PRELIMINARY LAVA FLOW MORPHOLOGY STUDIES AT THE FIVE MILE LAKE VMS PROSPECT, ARCHEAN VERMILION DISTRICT, NE MINNESOTA: IMPLICATIONS FOR VOLCANIC PROCESSES, VOLCANIC PALEOENVIRONMENTS, AND VMS EXPLORATION

We have undertaken a field-based, detailed investigation of Archean (~2.7 billion year old) basalt pillow lava facies at the Five Mile Lake volcanic-associated massive sulfide (VMS) prospect located 15 miles southwest of Ely, Minnesota. Detailed morphological (facies) mapping provides a means to identify the locations of volcanic eruptive centers in both modern and ancient volcanic rocks. Studies have also shown that VMS-mineralization is most often associated with vent-proximal volcanic facies. Our detailed facies mapping included measuring various features of pillow lavas, including pillow shape, pillow horizontal and vertical dimensions, pillow vesicularity, and the thickness of formerly glassy pillow margins.

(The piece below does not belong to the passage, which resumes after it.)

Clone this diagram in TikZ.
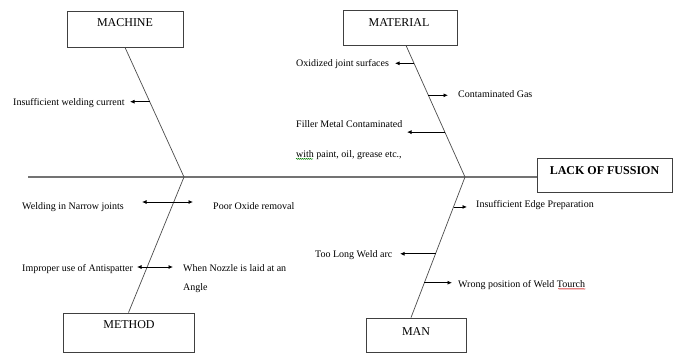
\documentclass[tikz,border=0pt]{standalone}
\usepackage{fontspec}
\setmainfont{Liberation Serif}
\usetikzlibrary{arrows.meta,decorations.pathmorphing,calc}
\begin{document}
\begin{tikzpicture}[x=1pt,y=-1pt,
  catbox/.style={draw=black!75, line width=0.8pt, inner sep=0pt},
  cattext/.style={font=\fontsize{12}{14}\selectfont, inner sep=0pt},
  lbl/.style={font=\fontsize{10}{12}\selectfont, inner sep=0pt, anchor=base west},
  bone/.style={draw=black!70, line width=0.7pt},
  spine/.style={draw=black!55, line width=1.3pt},
  arr/.style={draw=black, line width=0.8pt, -{Latex[length=4.5pt,width=4pt]}},
  darr/.style={draw=black, line width=0.8pt, {Latex[length=4.5pt,width=4pt]}-{Latex[length=4.5pt,width=4pt]}},
  squig/.style={decorate, decoration={snake, amplitude=0.5pt, segment length=2pt}, line width=0.4pt}
]
\useasboundingbox (0,0) rectangle (678,354);
\fill[white] (0,0) rectangle (678,354);

% category boxes
\node[catbox, minimum width=116pt, minimum height=36pt] (machine) at (125,29) {};
\node[cattext] (machineT) at (125,23) {MACHINE};
\node[catbox, minimum width=114pt, minimum height=35pt] (material) at (400,27.5) {};
\node[cattext] (materialT) at (399,23) {MATERIAL};
\node[catbox, minimum width=131pt, minimum height=39pt] (method) at (128.5,332.5) {};
\node[cattext] (methodT) at (129,325) {METHOD};
\node[catbox, minimum width=100pt, minimum height=34pt] (man) at (416,335) {};
\node[cattext] (manT) at (416,332) {MAN};
\node[catbox, minimum width=135pt, minimum height=34pt] (lack) at (604.5,175) {};
\node[cattext, font=\fontsize{12}{14}\selectfont\bfseries] (lackT) at (604.5,170.5) {LACK OF FUSSION};

% spine and bones
\coordinate (sL) at (28,177);
\coordinate (jL) at (184,177);
\coordinate (jR) at (465,177);
\draw[spine] (sL) -- (sL -| lack.west);
\draw[bone] (machine.south) -- (jL);
\draw[bone] ([xshift=6pt]material.south) -- (jR);
\draw[bone] (jL) -- (method.north);
\draw[bone] (jR) -- ([xshift=-5pt]man.north);

% points on bones
\path (machine.south) -- (jL) coordinate[pos=0.419] (b1);
\path ([xshift=6pt]material.south) -- (jR)
  coordinate[pos=0.136] (b2)
  coordinate[pos=0.379] (b3)
  coordinate[pos=0.659] (b4);
\path (jR) -- ([xshift=-5pt]man.north)
  coordinate[pos=0.213] (b5)
  coordinate[pos=0.546] (b6)
  coordinate[pos=0.752] (b7);

% labels
\node[lbl] (l1) at (13,105) {Insufficient welding current};
\node[lbl] (l2) at (296,66.5) {Oxidized joint surfaces};
\node[lbl] (l3) at (458,97) {Contaminated Gas};
\node[lbl] (l4) at (296,127.5) {Filler Metal Contaminated};
\node[lbl] (l5) at (296,157.5) {with paint, oil, grease etc.,};
\node[lbl] (l6) at (22,209.5) {Welding in Narrow joints};
\node[lbl] (l7) at (213,209.5) {Poor Oxide removal};
\node[lbl] (l8) at (22,271) {Improper use of Antispatter};
\node[lbl] (l9) at (183,271) {When Nozzle is laid at an};
\node[lbl] (l9b) at (183,290.5) {Angle};
\node[lbl] (l10) at (476,207.5) {Insufficient Edge Preparation};
\node[lbl] (l11) at (315,257.5) {Too Long Weld arc};
\node[lbl] (l12) at (458,287.5) {Wrong position of Weld Tourch};

% arrow tips
\coordinate (t1) at (130,0);
\coordinate (t2) at (395,0);
\coordinate (t3) at (448,0);
\coordinate (t4) at (407,0);
\coordinate (t5) at (467,0);
\coordinate (t6) at (400,0);
\coordinate (t7) at (452,0);
\coordinate (d1a) at (142,202);
\coordinate (d1b) at (193,202);
\coordinate (d2a) at (137,267);
\coordinate (d2b) at (173,267);

\draw[arr] (b1) -- (t1 |- b1);
\draw[arr] (b2) -- (t2 |- b2);
\draw[arr] (b3) -- (t3 |- b3);
\draw[arr] (b4) -- (t4 |- b4);
\draw[arr] (b5) -- (t5 |- b5);
\draw[arr] (b6) -- (t6 |- b6);
\draw[arr] (b7) -- (t7 |- b7);
\draw[darr] (d1a) -- (d1b);
\draw[darr] (d2a) -- (d2b);

% spell-check marks
\draw[squig, green!50!black] ([yshift=1pt]l5.south west) -- ++(17,0);
\draw[squig, red!80!black] ([yshift=1pt,xshift=-27pt]l12.south east) -- ([yshift=1pt]l12.south east);
\end{tikzpicture}
\end{document}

Several studies have found that the glassy margins on vent proximal sheet flows tend to be thicker than the glassy margins on more distal, pillow lavas formed from the same eruption. This occurs because a) vent proximal lavas are hotter, and therefore a thicker quenched rind is produced; and b) more distal pillow lavas generally contain more crystals of crystal nuclei that inhibit the formation of their glassy outer margins. Therefore, the thickness of the glassy margins on these lava flows is also a general indicator of proximity to the volcanic vent. We have been able to identify several vent-proximal locations where mafic dikes can be seen undergoing vertical, then lateral transformations into pillow lavas. We have found that the formerly glassy pillow margins are clearly thicker at these vent-proximal sites than in pillows that are distal from the vents. This is the same relationship observed in modern subaqueous pillow lavas. This has significant implications for mineral exploration, as measurements of formerly glassy pillow margins can be easily and quickly completed during field mapping, and may provide an effective method to identify regions within monotonous pillow sequences that are more likely to contain VMS mineralization.